**Aim of the exercise**
All of the data below must be repeated exactly.

**Stored data**

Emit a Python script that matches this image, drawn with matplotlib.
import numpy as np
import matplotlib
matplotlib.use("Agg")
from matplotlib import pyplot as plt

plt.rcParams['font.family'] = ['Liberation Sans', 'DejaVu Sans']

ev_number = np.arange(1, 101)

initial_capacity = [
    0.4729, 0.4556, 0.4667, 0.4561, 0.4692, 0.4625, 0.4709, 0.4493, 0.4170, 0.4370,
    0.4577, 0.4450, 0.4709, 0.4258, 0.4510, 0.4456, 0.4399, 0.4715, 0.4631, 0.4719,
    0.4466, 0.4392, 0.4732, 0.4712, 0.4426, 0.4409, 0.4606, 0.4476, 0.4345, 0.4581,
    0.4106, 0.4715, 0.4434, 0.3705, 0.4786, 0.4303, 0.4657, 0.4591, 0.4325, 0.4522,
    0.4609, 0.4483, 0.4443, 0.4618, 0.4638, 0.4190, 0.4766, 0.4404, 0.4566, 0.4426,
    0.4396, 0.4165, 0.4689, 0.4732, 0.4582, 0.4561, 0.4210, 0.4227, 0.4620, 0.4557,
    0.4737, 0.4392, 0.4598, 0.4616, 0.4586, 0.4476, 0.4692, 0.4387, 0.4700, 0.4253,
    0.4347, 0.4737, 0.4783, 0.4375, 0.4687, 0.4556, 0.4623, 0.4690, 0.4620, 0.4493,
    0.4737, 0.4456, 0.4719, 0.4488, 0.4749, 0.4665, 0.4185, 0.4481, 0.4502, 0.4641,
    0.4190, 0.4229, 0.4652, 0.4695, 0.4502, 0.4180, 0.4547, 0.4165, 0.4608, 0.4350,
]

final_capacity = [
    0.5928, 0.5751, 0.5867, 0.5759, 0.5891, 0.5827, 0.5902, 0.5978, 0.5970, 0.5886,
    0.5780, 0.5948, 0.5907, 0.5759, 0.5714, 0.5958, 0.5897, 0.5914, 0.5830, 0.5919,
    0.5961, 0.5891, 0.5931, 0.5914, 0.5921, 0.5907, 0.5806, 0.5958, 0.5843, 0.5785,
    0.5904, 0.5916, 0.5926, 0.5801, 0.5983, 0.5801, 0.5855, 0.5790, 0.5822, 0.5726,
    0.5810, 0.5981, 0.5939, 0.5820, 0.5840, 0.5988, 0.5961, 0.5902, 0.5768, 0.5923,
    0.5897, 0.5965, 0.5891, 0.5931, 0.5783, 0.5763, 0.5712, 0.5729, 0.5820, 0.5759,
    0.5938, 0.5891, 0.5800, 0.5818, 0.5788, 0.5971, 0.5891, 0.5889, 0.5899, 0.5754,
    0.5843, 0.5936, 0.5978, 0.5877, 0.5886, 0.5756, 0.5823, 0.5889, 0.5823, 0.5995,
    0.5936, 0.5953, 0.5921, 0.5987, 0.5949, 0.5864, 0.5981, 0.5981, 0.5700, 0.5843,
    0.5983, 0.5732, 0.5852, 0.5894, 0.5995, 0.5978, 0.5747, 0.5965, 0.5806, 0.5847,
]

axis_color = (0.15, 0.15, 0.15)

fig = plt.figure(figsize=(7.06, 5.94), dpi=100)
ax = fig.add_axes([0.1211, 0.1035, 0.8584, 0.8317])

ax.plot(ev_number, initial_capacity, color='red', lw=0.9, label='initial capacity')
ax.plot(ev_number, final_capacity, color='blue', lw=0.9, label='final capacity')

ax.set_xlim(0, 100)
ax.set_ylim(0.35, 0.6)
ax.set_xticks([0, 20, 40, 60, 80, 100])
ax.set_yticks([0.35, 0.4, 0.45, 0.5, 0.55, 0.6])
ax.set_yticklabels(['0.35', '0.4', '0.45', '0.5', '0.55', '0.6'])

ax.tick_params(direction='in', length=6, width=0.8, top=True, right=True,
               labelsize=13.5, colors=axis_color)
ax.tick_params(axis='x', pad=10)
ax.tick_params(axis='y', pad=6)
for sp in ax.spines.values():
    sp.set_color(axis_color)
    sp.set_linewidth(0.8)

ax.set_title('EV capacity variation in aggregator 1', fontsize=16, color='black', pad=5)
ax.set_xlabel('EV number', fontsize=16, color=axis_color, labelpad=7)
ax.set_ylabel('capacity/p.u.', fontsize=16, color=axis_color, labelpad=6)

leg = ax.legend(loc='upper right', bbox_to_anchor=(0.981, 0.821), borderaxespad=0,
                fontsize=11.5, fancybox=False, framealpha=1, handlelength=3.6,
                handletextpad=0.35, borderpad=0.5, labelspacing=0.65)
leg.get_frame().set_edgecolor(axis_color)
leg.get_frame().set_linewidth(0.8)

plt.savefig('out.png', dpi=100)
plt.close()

**Answer for the task**
Emit a Python script that matches this image, drawn with matplotlib.
import numpy as np
import matplotlib
matplotlib.use("Agg")
from matplotlib import pyplot as plt

plt.rcParams['font.family'] = ['Liberation Sans', 'DejaVu Sans']

ev_number = np.arange(1, 101)

initial_capacity = [
    0.4729, 0.4556, 0.4667, 0.4561, 0.4692, 0.4625, 0.4709, 0.4493, 0.4170, 0.4370,
    0.4577, 0.4450, 0.4709, 0.4258, 0.4510, 0.4456, 0.4399, 0.4715, 0.4631, 0.4719,
    0.4466, 0.4392, 0.4732, 0.4712, 0.4426, 0.4409, 0.4606, 0.4476, 0.4345, 0.4581,
    0.4106, 0.4715, 0.4434, 0.3705, 0.4786, 0.4303, 0.4657, 0.4591, 0.4325, 0.4522,
    0.4609, 0.4483, 0.4443, 0.4618, 0.4638, 0.4190, 0.4766, 0.4404, 0.4566, 0.4426,
    0.4396, 0.4165, 0.4689, 0.4732, 0.4582, 0.4561, 0.4210, 0.4227, 0.4620, 0.4557,
    0.4737, 0.4392, 0.4598, 0.4616, 0.4586, 0.4476, 0.4692, 0.4387, 0.4700, 0.4253,
    0.4347, 0.4737, 0.4783, 0.4375, 0.4687, 0.4556, 0.4623, 0.4690, 0.4620, 0.4493,
    0.4737, 0.4456, 0.4719, 0.4488, 0.4749, 0.4665, 0.4185, 0.4481, 0.4502, 0.4641,
    0.4190, 0.4229, 0.4652, 0.4695, 0.4502, 0.4180, 0.4547, 0.4165, 0.4608, 0.4350,
]

final_capacity = [
    0.5928, 0.5751, 0.5867, 0.5759, 0.5891, 0.5827, 0.5902, 0.5978, 0.5970, 0.5886,
    0.5780, 0.5948, 0.5907, 0.5759, 0.5714, 0.5958, 0.5897, 0.5914, 0.5830, 0.5919,
    0.5961, 0.5891, 0.5931, 0.5914, 0.5921, 0.5907, 0.5806, 0.5958, 0.5843, 0.5785,
    0.5904, 0.5916, 0.5926, 0.5801, 0.5983, 0.5801, 0.5855, 0.5790, 0.5822, 0.5726,
    0.5810, 0.5981, 0.5939, 0.5820, 0.5840, 0.5988, 0.5961, 0.5902, 0.5768, 0.5923,
    0.5897, 0.5965, 0.5891, 0.5931, 0.5783, 0.5763, 0.5712, 0.5729, 0.5820, 0.5759,
    0.5938, 0.5891, 0.5800, 0.5818, 0.5788, 0.5971, 0.5891, 0.5889, 0.5899, 0.5754,
    0.5843, 0.5936, 0.5978, 0.5877, 0.5886, 0.5756, 0.5823, 0.5889, 0.5823, 0.5995,
    0.5936, 0.5953, 0.5921, 0.5987, 0.5949, 0.5864, 0.5981, 0.5981, 0.5700, 0.5843,
    0.5983, 0.5732, 0.5852, 0.5894, 0.5995, 0.5978, 0.5747, 0.5965, 0.5806, 0.5847,
]

axis_color = (0.15, 0.15, 0.15)

fig = plt.figure(figsize=(7.06, 5.94), dpi=100)
ax = fig.add_axes([0.1211, 0.1035, 0.8584, 0.8317])

ax.plot(ev_number, initial_capacity, color='red', lw=0.9, label='initial capacity')
ax.plot(ev_number, final_capacity, color='blue', lw=0.9, label='final capacity')

ax.set_xlim(0, 100)
ax.set_ylim(0.35, 0.6)
ax.set_xticks([0, 20, 40, 60, 80, 100])
ax.set_yticks([0.35, 0.4, 0.45, 0.5, 0.55, 0.6])
ax.set_yticklabels(['0.35', '0.4', '0.45', '0.5', '0.55', '0.6'])

ax.tick_params(direction='in', length=6, width=0.8, top=True, right=True,
               labelsize=13.5, colors=axis_color)
ax.tick_params(axis='x', pad=10)
ax.tick_params(axis='y', pad=6)
for sp in ax.spines.values():
    sp.set_color(axis_color)
    sp.set_linewidth(0.8)

ax.set_title('EV capacity variation in aggregator 1', fontsize=16, color='black', pad=5)
ax.set_xlabel('EV number', fontsize=16, color=axis_color, labelpad=7)
ax.set_ylabel('capacity/p.u.', fontsize=16, color=axis_color, labelpad=6)

leg = ax.legend(loc='upper right', bbox_to_anchor=(0.981, 0.821), borderaxespad=0,
                fontsize=11.5, fancybox=False, framealpha=1, handlelength=3.6,
                handletextpad=0.35, borderpad=0.5, labelspacing=0.65)
leg.get_frame().set_edgecolor(axis_color)
leg.get_frame().set_linewidth(0.8)

plt.savefig('out.png', dpi=100)
plt.close()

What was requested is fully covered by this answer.